Tally up the lines that include "this" and state that number by itself.
----
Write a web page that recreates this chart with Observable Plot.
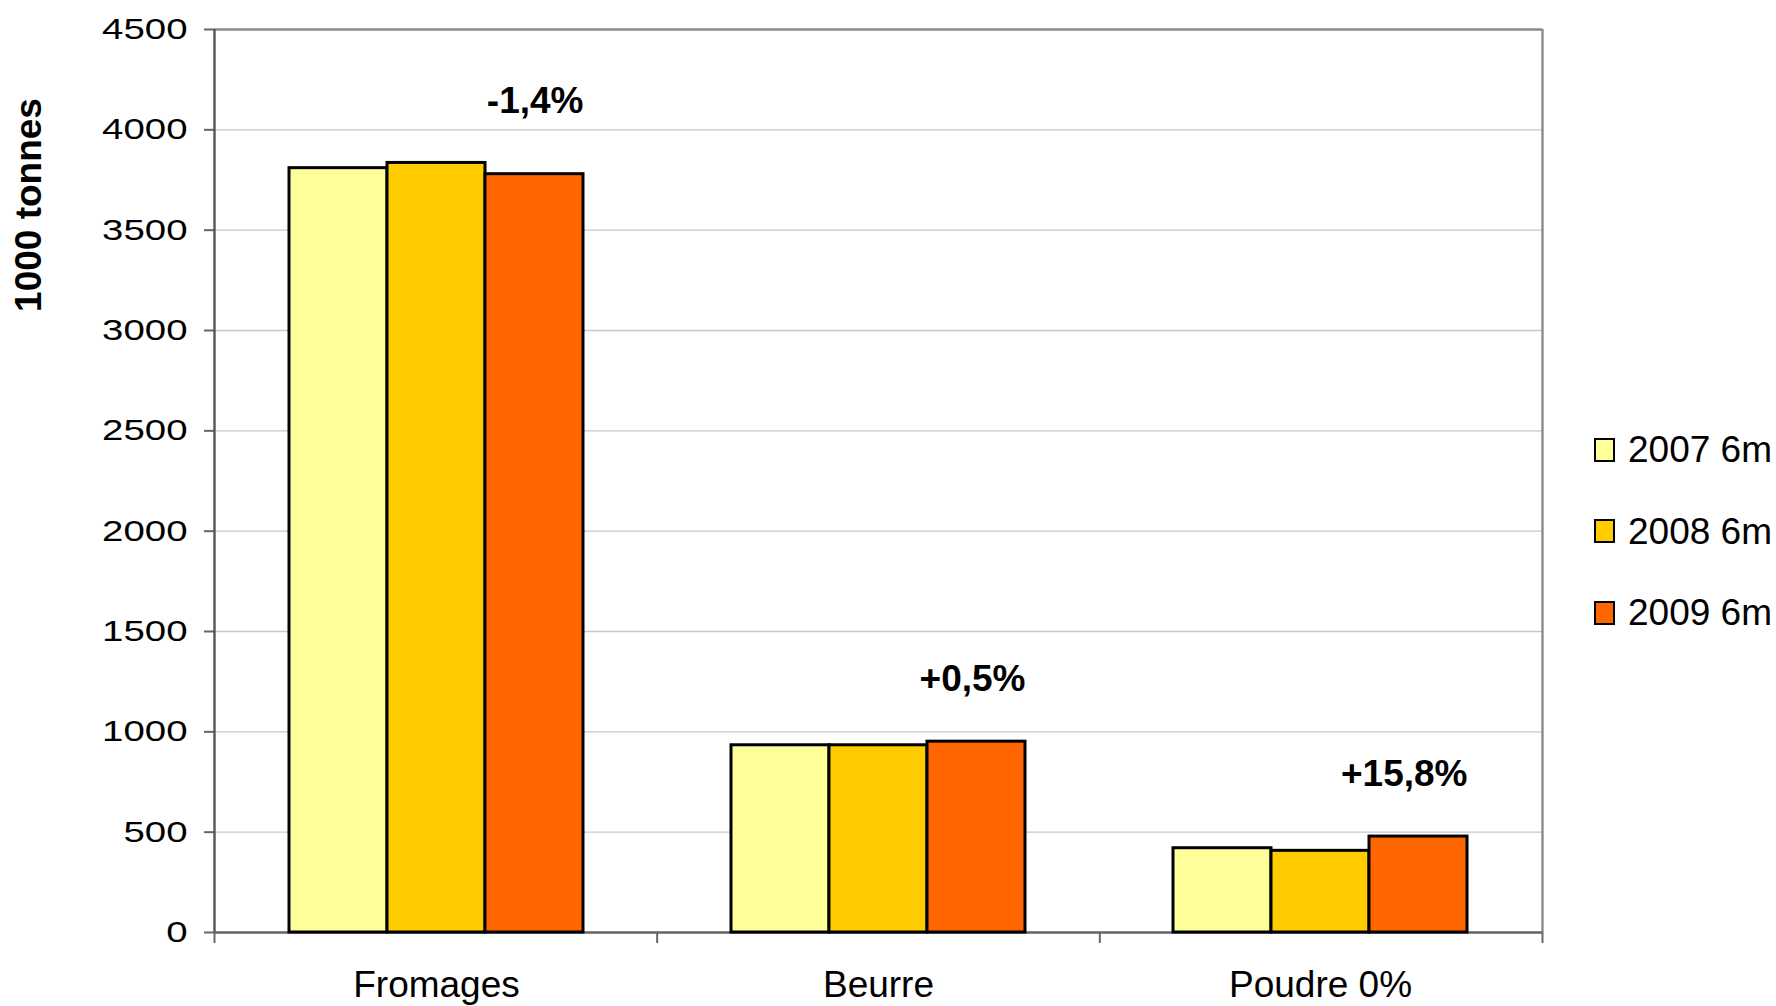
<!DOCTYPE html>
<html>
<head>
<meta charset="utf-8">
<script src="https://cdn.jsdelivr.net/npm/d3@7"></script>
<script src="https://cdn.jsdelivr.net/npm/@observablehq/plot@0.6"></script>
<style>
  html, body { margin: 0; padding: 0; background: #fff; overflow: hidden; }
  #wrap { position: relative; width: 1776px; height: 1006px; font-family: "Liberation Sans", Arial, sans-serif; }
  #wrap svg { position: absolute; left: 0; top: 0; }
  #legend { position: absolute; left: 1594px; top: 431px; }
  .item { display: flex; align-items: center; height: 37px; margin-bottom: 44.5px; font-size: 37px; line-height: 1; color: #000; }
  .sw { width: 21px; height: 24px; box-sizing: border-box; border: 2.5px solid #000; margin-right: 13px; }
</style>
</head>
<body>
<div id="wrap"></div>
<script>
// ---- data ----
const categories = ["Fromages", "Beurre", "Poudre 0%"];
const series = ["2007 6m", "2008 6m", "2009 6m"];
const values2007 = [3809, 933, 420];
const values2008 = [3835, 933, 407];
const values2009 = [3779, 951, 478];
const changeLabels = ["-1,4%", "+0,5%", "+15,8%"];
const yTicks = [0, 500, 1000, 1500, 2000, 2500, 3000, 3500, 4000, 4500];
const yTitle = "1000 tonnes";

// ---- styles ----
const seriesColors = ["#FFFF99", "#FFCC00", "#FF6600"];
const font = "'Liberation Sans', Arial, sans-serif";
const W = 1776, H = 1006;
const margins = {marginLeft: 214, marginRight: 234, marginTop: 29, marginBottom: 74};
const yDomain = [0, 4500];

const seriesValues = [values2007, values2008, values2009];
const bars = categories.flatMap((c, i) => series.map((s, j) => ({category: c, series: s, value: seriesValues[j][i]})));
const changes = categories.map((c, i) => ({
  category: c,
  label: changeLabels[i],
  top: Math.max(...seriesValues.map(v => v[i]))
}));

const wrap = document.getElementById("wrap");

// background: grid, frame, y axis, category boundary ticks
const bg = Plot.plot({
  width: W, height: H, ...margins,
  style: {fontFamily: font, background: "white", color: "#000"},
  x: {domain: [0, categories.length]},
  y: {domain: yDomain},
  marks: [
    Plot.gridY(yTicks, {stroke: "#c8c8c8", strokeOpacity: 1, strokeWidth: 1.4}),
    Plot.ruleY([yDomain[1]], {stroke: "#8c8c8c", strokeWidth: 2.4}),
    Plot.ruleX([categories.length], {stroke: "#8c8c8c", strokeWidth: 2.4}),
    Plot.axisX(d3.range(categories.length + 1), {tickSize: 11, stroke: "#666", strokeWidth: 2, tickFormat: () => "", label: null}),
    Plot.axisY(yTicks, {tickSize: 10, tickPadding: 17, fontSize: 30, stroke: "#666", strokeWidth: 2, tickFormat: "d", label: null}),
    Plot.ruleX([0], {stroke: "#555", strokeWidth: 2.4}),
    Plot.ruleY([0], {stroke: "#666", strokeWidth: 2.6})
  ]
});
// widen the y tick labels horizontally like the original
d3.select(bg).selectAll('g[aria-label="y-axis tick label"] text').each(function () {
  const t = this.getAttribute("transform");
  if (t) this.setAttribute("transform", t + " scale(1.28,1)");
});
d3.select(bg).append("text")
  .attr("transform", "translate(41,205) rotate(-90)")
  .attr("text-anchor", "middle")
  .attr("font-size", 37)
  .attr("font-weight", "bold")
  .attr("fill", "#000")
  .text(yTitle);
wrap.appendChild(bg);

// foreground: grouped bars
const fg = Plot.plot({
  width: W, height: H, ...margins,
  style: {fontFamily: font, background: "transparent", color: "#000"},
  fx: {domain: categories, padding: 0},
  x: {domain: series, paddingInner: 0, paddingOuter: 0.7536, axis: null},
  y: {domain: yDomain, axis: null},
  color: {domain: series, range: seriesColors},
  marks: [
    Plot.barY(bars, {fx: "category", x: "series", y: "value", fill: "series", stroke: "#000", strokeWidth: 3}),
    Plot.text(changes, {fx: "category", x: () => series[2], y: d => d.top + 300, text: "label", textAnchor: "end", dx: 49, dy: -2, fontSize: 37, fontWeight: "bold", fill: "#000"}),
    Plot.axisFx({anchor: "bottom", tickSize: 0, tickPadding: 38, fontSize: 37, label: null})
  ]
});
wrap.appendChild(fg);

// legend
const legend = document.createElement("div");
legend.id = "legend";
series.forEach((s, j) => {
  const item = document.createElement("div");
  item.className = "item";
  const sw = document.createElement("span");
  sw.className = "sw";
  sw.style.background = seriesColors[j];
  const lab = document.createElement("span");
  lab.textContent = s;
  item.appendChild(sw);
  item.appendChild(lab);
  legend.appendChild(item);
});
wrap.appendChild(legend);
</script>
</body>
</html>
----
Complete output =>
3